After Rwanda pulled out of Congo in 2003, it saw Nkunda's CNDP as a buffer against the Hutu force, the Democratic Front for the Liberation of Rwanda (FDLR), which had gained control of swaths of territory on Rwanda's border and kept up the mantra of genocide, threatening to exterminate Tutsis.

Nkunda, in the name of defending Tutsis, was bloodthirsty. His forces rampaged through cities such as Bukavu, murdering and raping. They also got into the mining business, getting rich from plundering gold, diamonds, and coltan, a crucial component of mobile phones.

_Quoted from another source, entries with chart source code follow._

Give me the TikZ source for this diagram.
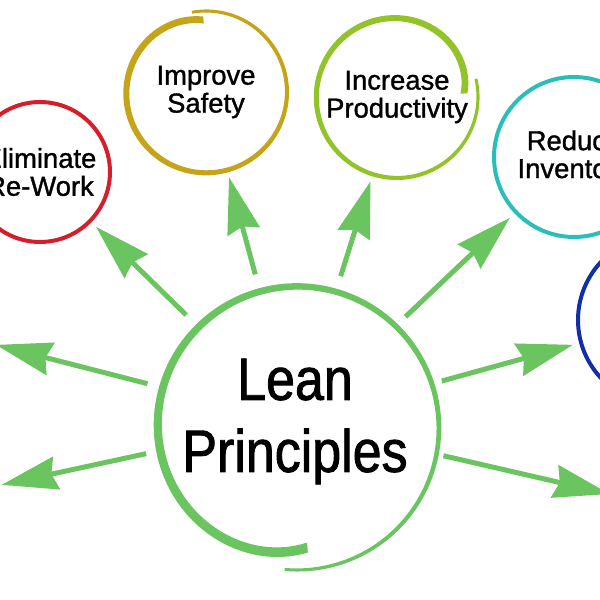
\documentclass[tikz,border=0pt]{standalone}
\usepackage{fontspec}
\setmainfont{Liberation Sans}[FakeBold=1.2]
\newfontfamily\narrowfont[FakeStretch=0.87,FakeBold=1.4]{Liberation Sans}
\usetikzlibrary{arrows.meta}

\definecolor{leangreen}{RGB}{106,196,96}
\definecolor{reworkred}{RGB}{214,30,42}
\definecolor{safetygold}{RGB}{198,164,26}
\definecolor{prodgreen}{RGB}{146,196,42}
\definecolor{invteal}{RGB}{42,190,184}
\definecolor{ringblue}{RGB}{18,46,168}

% brush ring: centre, start, end, radius, inward at start, start width, end width, colour
\newcommand{\brushring}[8]{%
\fill[#8, shift={#1}]
plot[domain=#2:#3, samples=160]
({(#4-#5*exp(-8*(\x-(#2))/((#3)-(#2)))+(#6+(#7-#6)*(\x-(#2))/((#3)-(#2)))/2)*cos(\x)},
{(#4-#5*exp(-8*(\x-(#2))/((#3)-(#2)))+(#6+(#7-#6)*(\x-(#2))/((#3)-(#2)))/2)*sin(\x)})
-- plot[domain=#3:#2, samples=160]
({(#4-#5*exp(-8*(\x-(#2))/((#3)-(#2)))-(#6+(#7-#6)*(\x-(#2))/((#3)-(#2)))/2)*cos(\x)},
{(#4-#5*exp(-8*(\x-(#2))/((#3)-(#2)))-(#6+(#7-#6)*(\x-(#2))/((#3)-(#2)))/2)*sin(\x)})
-- cycle;}

\begin{document}
\begin{tikzpicture}[
x=0.02cm, y=0.02cm,
every node/.style={font=\fontsize{15.6}{15.9}\selectfont, align=center},
hub/.style={
circle,
inner sep=0pt,
minimum size=5.6cm,
font=\narrowfont\fontsize{34}{41}\selectfont
},
topic/.style={circle, inner sep=0pt},
ring/.style={line width=0.08cm},
arrow/.style={
-{Stealth[length=1.12cm,width=0.66cm,inset=0.1cm]},
line width=0.1cm,
leangreen,
shorten <=0.24cm,
shorten >=0.16cm
}
]
\useasboundingbox (0,0) rectangle (600,600);
\clip (0,0) rectangle (600,600);

% Centre
\node[hub] (lean) at (295,178.5) {Lean\\Principles};

% Topics
\node[topic, minimum size=2.8cm] (rework) at (40,428) {Eliminate\\Re-Work};
\node[topic, minimum size=3.2cm] (safety) at (206,508) {Improve\\Safety};
\node[topic, minimum size=3.2cm] (productivity) at (397,503) {Increase\\Productivity};
\node[topic, minimum size=3.2cm] (inventory) at (574,443) {Reduce\\Inventory};
\node[topic, minimum size=3.4cm] (rightring) at (663,280) {};

% Free arrow ends
\coordinate (leftup) at (-11.7,257.1);
\coordinate (leftlow) at (-6.3,113.4);
\coordinate (rightlow) at (617.3,104.2);

% Rings
\brushring{([xshift=0.04cm,yshift=-0.13cm]lean.center)}{-85}{-455}{142}{22}{10}{3}{leangreen}
\brushring{(safety.center)}{92}{460}{81}{9}{7}{3}{safetygold}
\brushring{(productivity.center)}{3}{373}{81}{14}{7}{3}{prodgreen}
\draw[ring, reworkred] (rework.center) circle[radius=1.4cm];
\draw[ring, invteal] (inventory.center) circle[radius=1.6cm];
\draw[ring, ringblue] (rightring.center) circle[radius=1.7cm];

% Arrows
\draw[arrow] (lean)--(rework);
\draw[arrow] (lean)--(safety);
\draw[arrow] (lean)--(productivity);
\draw[arrow] (lean)--(inventory);
\draw[arrow] (lean)--(rightring);
\draw[arrow] (lean)--(rightlow);
\draw[arrow] (lean)--(leftup);
\draw[arrow] (lean)--(leftlow);

\end{tikzpicture}
\end{document}
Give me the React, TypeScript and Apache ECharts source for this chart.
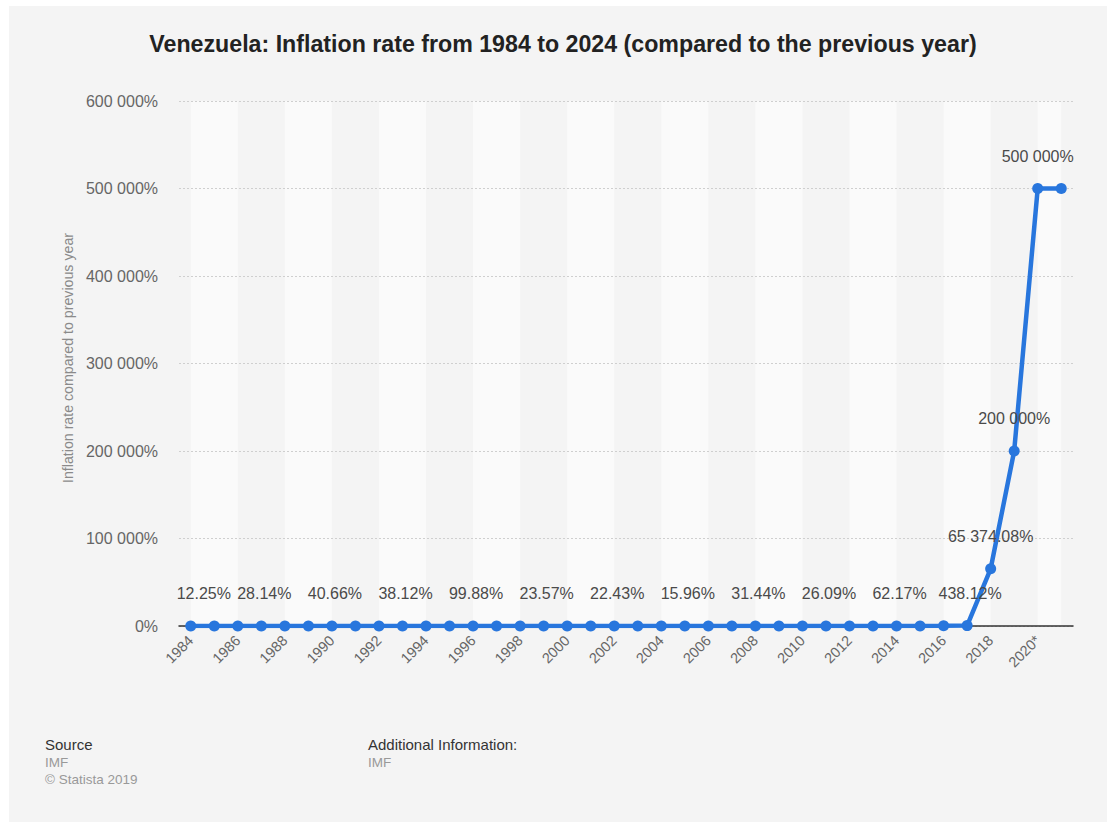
import React, { useEffect, useRef } from "react";
import * as echarts from "echarts";

const years = [
  "1984", "1985", "1986", "1987", "1988", "1989", "1990", "1991", "1992", "1993",
  "1994", "1995", "1996", "1997", "1998", "1999", "2000", "2001", "2002", "2003",
  "2004", "2005", "2006", "2007", "2008", "2009", "2010", "2011", "2012", "2013",
  "2014", "2015", "2016", "2017", "2018", "2019*", "2020*", "2021*",
];

const inflation = [
  12.25, 11.4, 11.5, 28.14, 29.5, 84.5, 40.66, 34.2, 31.4, 38.12,
  60.8, 59.9, 99.88, 50.0, 35.8, 23.57, 16.2, 12.5, 22.43, 31.1,
  21.7, 15.96, 13.7, 18.7, 31.44, 27.1, 28.19, 26.09, 21.07, 40.64,
  62.17, 121.74, 254.95, 438.12, 65374.08, 200000, 500000, 500000,
];

const labelledYears = [
  "1984", "1987", "1990", "1993", "1996", "1999", "2002", "2005", "2008",
  "2011", "2014", "2017", "2018", "2019*", "2020*",
];

const bandStarts = ["1984", "1988", "1992", "1996", "2000", "2004", "2008", "2012", "2016", "2020*"];
const bandEnds = ["1986", "1990", "1994", "1998", "2002", "2006", "2010", "2014", "2018", "2021*"];

const yTicks = { min: 0, max: 600000, interval: 100000 };

function group(n: number): string {
  const s = String(Math.floor(Math.abs(n)));
  return s.replace(/\B(?=(\d{3})+(?!\d))/g, " ");
}

function fmt(v: number): string {
  if (Number.isInteger(v)) return group(v) + "%";
  const fixed = v.toFixed(2);
  const dec = fixed.split(".")[1];
  return group(v) + "." + dec + "%";
}

export default function App() {
  const ref = useRef<HTMLDivElement>(null);
  useEffect(() => {
    if (!ref.current) return;
    const chart = echarts.init(ref.current, undefined, { renderer: "svg" });
    const font = "'Liberation Sans', Arial, Helvetica, sans-serif";
    const seriesData = inflation.map((v, i) => {
      const y = years[i];
      const show = labelledYears.includes(y);
      const item: any = { value: v };
      if (show) {
        item.label = {
          show: true,
          offset: i === 0 ? [13, 0] : v < 1000 ? [3, 0] : [0, 0],
        };
      }
      return item;
    });
    chart.setOption({
      animation: false,
      backgroundColor: "#ffffff",
      textStyle: { fontFamily: font },
      graphic: [
        {
          type: "rect",
          z: -10,
          silent: true,
          shape: { x: 9, y: 6, width: 1098, height: 816 },
          style: { fill: "#f4f4f4" },
        },
        {
          type: "text",
          x: 563,
          y: 44,
          style: {
            text: "Venezuela: Inflation rate from 1984 to 2024 (compared to the previous year)",
            fill: "#222",
            fontSize: 23.2,
            fontWeight: "bold",
            fontFamily: font,
            align: "center",
            verticalAlign: "middle",
          },
        },
        {
          type: "text",
          x: 68,
          y: 358,
          rotation: Math.PI / 2,
          style: {
            text: "Inflation rate compared to previous year",
            fill: "#8a8a8a",
            fontSize: 14.2,
            fontFamily: font,
            align: "center",
            verticalAlign: "middle",
          },
        },
        { type: "text", x: 45, y: 744, style: { text: "Source", fill: "#333", fontSize: 15, fontFamily: font, verticalAlign: "middle" } },
        { type: "text", x: 45, y: 762, style: { text: "IMF", fill: "#999", fontSize: 13.5, fontFamily: font, verticalAlign: "middle" } },
        { type: "text", x: 45, y: 779, style: { text: "© Statista 2019", fill: "#999", fontSize: 13.5, fontFamily: font, verticalAlign: "middle" } },
        { type: "text", x: 368, y: 744, style: { text: "Additional Information:", fill: "#333", fontSize: 15, fontFamily: font, verticalAlign: "middle" } },
        { type: "text", x: 368, y: 762, style: { text: "IMF", fill: "#999", fontSize: 13.5, fontFamily: font, verticalAlign: "middle" } },
      ],
      grid: { left: 179, right: 34, top: 101, bottom: 196, containLabel: false },
      xAxis: {
        type: "category",
        data: years,
        boundaryGap: true,
        z: 2,
        axisLine: { lineStyle: { color: "#333", width: 1.5 } },
        axisTick: { show: false },
        axisLabel: {
          interval: 1,
          rotate: 45,
          color: "#666",
          fontSize: 14.5,
          margin: 12,
          fontFamily: font,
        },
        splitLine: { show: false },
      },
      yAxis: {
        type: "value",
        min: yTicks.min,
        max: yTicks.max,
        interval: yTicks.interval,
        z: 2,
        axisLine: { show: false },
        axisTick: { show: false },
        axisLabel: {
          color: "#666",
          fontSize: 16,
          margin: 21,
          fontFamily: font,
          formatter: (v: number) => (v === 0 ? "0%" : group(v) + "%"),
        },
        splitLine: { lineStyle: { color: "#cfcfcf", type: [2, 2], width: 1 } },
      },
      series: [
        {
          type: "line",
          data: [],
          silent: true,
          z: 1,
          markArea: {
            silent: true,
            itemStyle: { color: "#fafafa" },
            label: { show: false },
            data: bandStarts.map((s, i) => [{ xAxis: s }, { xAxis: bandEnds[i] }]),
          },
        },
        {
          type: "line",
          data: seriesData,
          lineStyle: { color: "#2876dd", width: 4.5 },
          itemStyle: { color: "#2876dd" },
          symbol: "circle",
          symbolSize: 11,
          z: 3,
          label: {
            show: false,
            position: "top",
            distance: 19,
            color: "#4a4a4a",
            fontSize: 16,
            fontFamily: font,
            formatter: (p: any) => fmt(p.value),
          },
        },
      ],
    });
    return () => chart.dispose();
  }, []);
  return (
    <div
      ref={ref}
      style={{ position: "absolute", left: 0, top: 0, width: 1107, height: 822 }}
    />
  );
}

In his heyday he was a charismatic leader, but as his power grew Nkunda became increasingly strange, greeting visitors to his headquarters dressed in white robes with his pet white goat in tow. He also started to lose the confidence of his men as his military decisions appeared to become more arbitrary and provoke not only his enemies but his allies.

Last week saw two dramatic and complementary developments. Nkunda faced a revolt within the CNDP, almost certainly engineered by the Rwandan and Congolese governments, with some of his officers saying they had removed him from command and would no longer fight Congolese forces. At the same time, about 3,500 Rwandan soldiers entered Congo to disarm the Hutu militias, the cause of much of the instability in the region, with the approval of the government in Kinshasa. In return, Rwanda agreed to help Congo neutralise Nkunda's CNDP.

The new-found co-operation between the two countries, which were at war for five years until 2003, comes after Congo once again surged to international attention late last year when Nkunda's forces seized territory, prompting another refugee crisis. Nkunda's forces were also accused of war crimes after they went through the town of Kiwanja, killing hundreds of the remaining men and some families. There was also pressure on Kinshasa to abandon its co-operation with the Hutu rebels.